Brief
Return each line of the data below exactly, omitting any pictures.

Source material
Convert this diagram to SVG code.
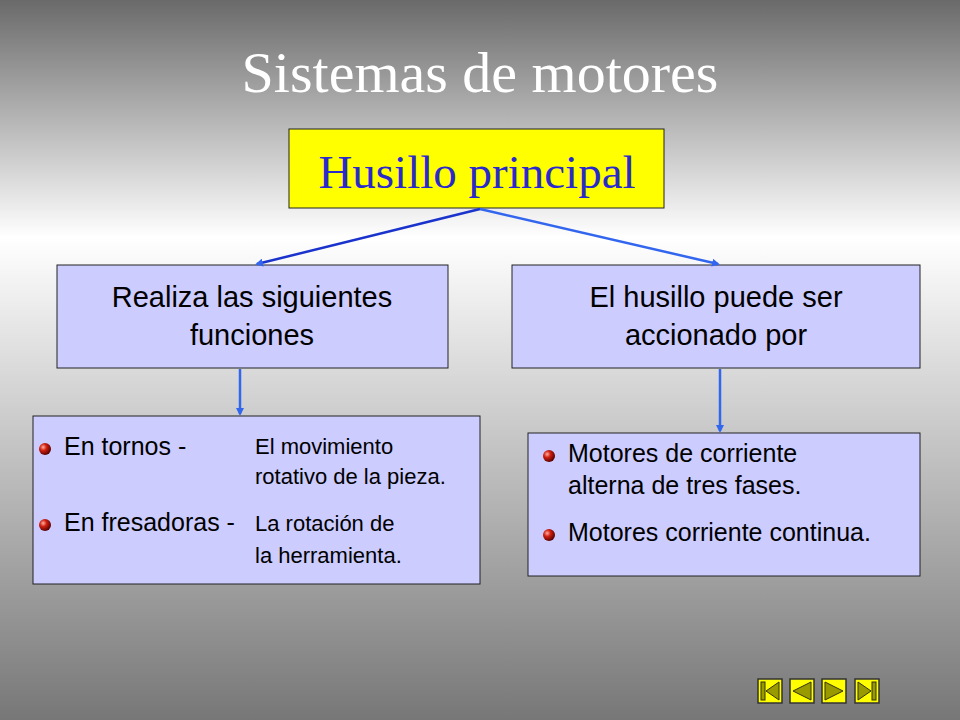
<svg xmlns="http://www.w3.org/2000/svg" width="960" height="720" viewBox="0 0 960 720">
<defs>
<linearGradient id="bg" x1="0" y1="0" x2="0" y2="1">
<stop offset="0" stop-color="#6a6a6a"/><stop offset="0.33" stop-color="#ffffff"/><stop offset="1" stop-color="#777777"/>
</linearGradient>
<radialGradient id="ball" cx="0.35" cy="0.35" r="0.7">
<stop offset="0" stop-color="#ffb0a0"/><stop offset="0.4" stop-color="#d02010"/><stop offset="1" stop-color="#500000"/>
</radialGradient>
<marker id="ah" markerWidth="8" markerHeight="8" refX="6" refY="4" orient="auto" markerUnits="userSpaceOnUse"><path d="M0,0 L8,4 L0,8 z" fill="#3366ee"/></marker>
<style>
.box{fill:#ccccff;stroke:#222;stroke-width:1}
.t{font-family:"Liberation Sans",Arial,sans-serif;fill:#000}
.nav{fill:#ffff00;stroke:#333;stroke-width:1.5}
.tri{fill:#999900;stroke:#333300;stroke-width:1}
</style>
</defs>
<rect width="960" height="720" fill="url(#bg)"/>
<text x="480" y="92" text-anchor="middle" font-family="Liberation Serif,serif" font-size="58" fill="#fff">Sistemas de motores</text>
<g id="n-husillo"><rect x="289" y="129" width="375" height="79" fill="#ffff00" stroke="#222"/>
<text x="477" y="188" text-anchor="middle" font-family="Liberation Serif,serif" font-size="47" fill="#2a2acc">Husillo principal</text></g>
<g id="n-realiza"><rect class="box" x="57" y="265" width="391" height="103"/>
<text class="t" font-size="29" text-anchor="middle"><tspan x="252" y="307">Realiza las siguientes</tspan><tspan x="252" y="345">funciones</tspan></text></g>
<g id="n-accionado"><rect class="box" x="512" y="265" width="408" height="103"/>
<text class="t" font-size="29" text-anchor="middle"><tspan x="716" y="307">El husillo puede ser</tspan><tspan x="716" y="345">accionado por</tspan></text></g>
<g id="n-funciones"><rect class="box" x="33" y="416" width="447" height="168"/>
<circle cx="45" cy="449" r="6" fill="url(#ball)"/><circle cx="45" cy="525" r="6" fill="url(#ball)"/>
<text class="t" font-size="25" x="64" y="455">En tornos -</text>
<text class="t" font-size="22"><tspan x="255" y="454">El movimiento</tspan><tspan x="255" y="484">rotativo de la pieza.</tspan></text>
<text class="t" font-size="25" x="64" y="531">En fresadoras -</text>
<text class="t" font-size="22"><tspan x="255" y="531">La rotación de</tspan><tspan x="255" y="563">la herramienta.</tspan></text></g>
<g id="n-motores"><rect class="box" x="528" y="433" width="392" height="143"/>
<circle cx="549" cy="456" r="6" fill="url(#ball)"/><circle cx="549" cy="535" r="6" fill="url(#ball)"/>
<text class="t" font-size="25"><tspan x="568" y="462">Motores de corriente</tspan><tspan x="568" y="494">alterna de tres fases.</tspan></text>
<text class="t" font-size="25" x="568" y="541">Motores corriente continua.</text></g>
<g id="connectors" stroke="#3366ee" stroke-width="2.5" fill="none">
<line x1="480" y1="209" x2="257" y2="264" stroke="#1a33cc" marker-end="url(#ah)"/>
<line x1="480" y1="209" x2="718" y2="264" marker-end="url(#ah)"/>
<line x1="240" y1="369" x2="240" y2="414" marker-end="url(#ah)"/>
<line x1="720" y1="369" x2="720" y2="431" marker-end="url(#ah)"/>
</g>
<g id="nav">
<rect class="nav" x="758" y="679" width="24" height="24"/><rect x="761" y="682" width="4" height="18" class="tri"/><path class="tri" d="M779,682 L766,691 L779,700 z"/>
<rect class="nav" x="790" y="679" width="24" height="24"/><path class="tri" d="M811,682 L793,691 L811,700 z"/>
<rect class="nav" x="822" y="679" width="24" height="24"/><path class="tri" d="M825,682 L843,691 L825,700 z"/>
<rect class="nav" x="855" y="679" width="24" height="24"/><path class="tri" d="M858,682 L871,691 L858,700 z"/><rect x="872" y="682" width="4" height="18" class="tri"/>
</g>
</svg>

Task answer
Convert this diagram to SVG code.
<svg xmlns="http://www.w3.org/2000/svg" width="960" height="720" viewBox="0 0 960 720">
<defs>
<linearGradient id="bg" x1="0" y1="0" x2="0" y2="1">
<stop offset="0" stop-color="#6a6a6a"/><stop offset="0.33" stop-color="#ffffff"/><stop offset="1" stop-color="#777777"/>
</linearGradient>
<radialGradient id="ball" cx="0.35" cy="0.35" r="0.7">
<stop offset="0" stop-color="#ffb0a0"/><stop offset="0.4" stop-color="#d02010"/><stop offset="1" stop-color="#500000"/>
</radialGradient>
<marker id="ah" markerWidth="8" markerHeight="8" refX="6" refY="4" orient="auto" markerUnits="userSpaceOnUse"><path d="M0,0 L8,4 L0,8 z" fill="#3366ee"/></marker>
<style>
.box{fill:#ccccff;stroke:#222;stroke-width:1}
.t{font-family:"Liberation Sans",Arial,sans-serif;fill:#000}
.nav{fill:#ffff00;stroke:#333;stroke-width:1.5}
.tri{fill:#999900;stroke:#333300;stroke-width:1}
</style>
</defs>
<rect width="960" height="720" fill="url(#bg)"/>
<text x="480" y="92" text-anchor="middle" font-family="Liberation Serif,serif" font-size="58" fill="#fff">Sistemas de motores</text>
<g id="n-husillo"><rect x="289" y="129" width="375" height="79" fill="#ffff00" stroke="#222"/>
<text x="477" y="188" text-anchor="middle" font-family="Liberation Serif,serif" font-size="47" fill="#2a2acc">Husillo principal</text></g>
<g id="n-realiza"><rect class="box" x="57" y="265" width="391" height="103"/>
<text class="t" font-size="29" text-anchor="middle"><tspan x="252" y="307">Realiza las siguientes</tspan><tspan x="252" y="345">funciones</tspan></text></g>
<g id="n-accionado"><rect class="box" x="512" y="265" width="408" height="103"/>
<text class="t" font-size="29" text-anchor="middle"><tspan x="716" y="307">El husillo puede ser</tspan><tspan x="716" y="345">accionado por</tspan></text></g>
<g id="n-funciones"><rect class="box" x="33" y="416" width="447" height="168"/>
<circle cx="45" cy="449" r="6" fill="url(#ball)"/><circle cx="45" cy="525" r="6" fill="url(#ball)"/>
<text class="t" font-size="25" x="64" y="455">En tornos -</text>
<text class="t" font-size="22"><tspan x="255" y="454">El movimiento</tspan><tspan x="255" y="484">rotativo de la pieza.</tspan></text>
<text class="t" font-size="25" x="64" y="531">En fresadoras -</text>
<text class="t" font-size="22"><tspan x="255" y="531">La rotación de</tspan><tspan x="255" y="563">la herramienta.</tspan></text></g>
<g id="n-motores"><rect class="box" x="528" y="433" width="392" height="143"/>
<circle cx="549" cy="456" r="6" fill="url(#ball)"/><circle cx="549" cy="535" r="6" fill="url(#ball)"/>
<text class="t" font-size="25"><tspan x="568" y="462">Motores de corriente</tspan><tspan x="568" y="494">alterna de tres fases.</tspan></text>
<text class="t" font-size="25" x="568" y="541">Motores corriente continua.</text></g>
<g id="connectors" stroke="#3366ee" stroke-width="2.5" fill="none">
<line x1="480" y1="209" x2="257" y2="264" stroke="#1a33cc" marker-end="url(#ah)"/>
<line x1="480" y1="209" x2="718" y2="264" marker-end="url(#ah)"/>
<line x1="240" y1="369" x2="240" y2="414" marker-end="url(#ah)"/>
<line x1="720" y1="369" x2="720" y2="431" marker-end="url(#ah)"/>
</g>
<g id="nav">
<rect class="nav" x="758" y="679" width="24" height="24"/><rect x="761" y="682" width="4" height="18" class="tri"/><path class="tri" d="M779,682 L766,691 L779,700 z"/>
<rect class="nav" x="790" y="679" width="24" height="24"/><path class="tri" d="M811,682 L793,691 L811,700 z"/>
<rect class="nav" x="822" y="679" width="24" height="24"/><path class="tri" d="M825,682 L843,691 L825,700 z"/>
<rect class="nav" x="855" y="679" width="24" height="24"/><path class="tri" d="M858,682 L871,691 L858,700 z"/><rect x="872" y="682" width="4" height="18" class="tri"/>
</g>
</svg>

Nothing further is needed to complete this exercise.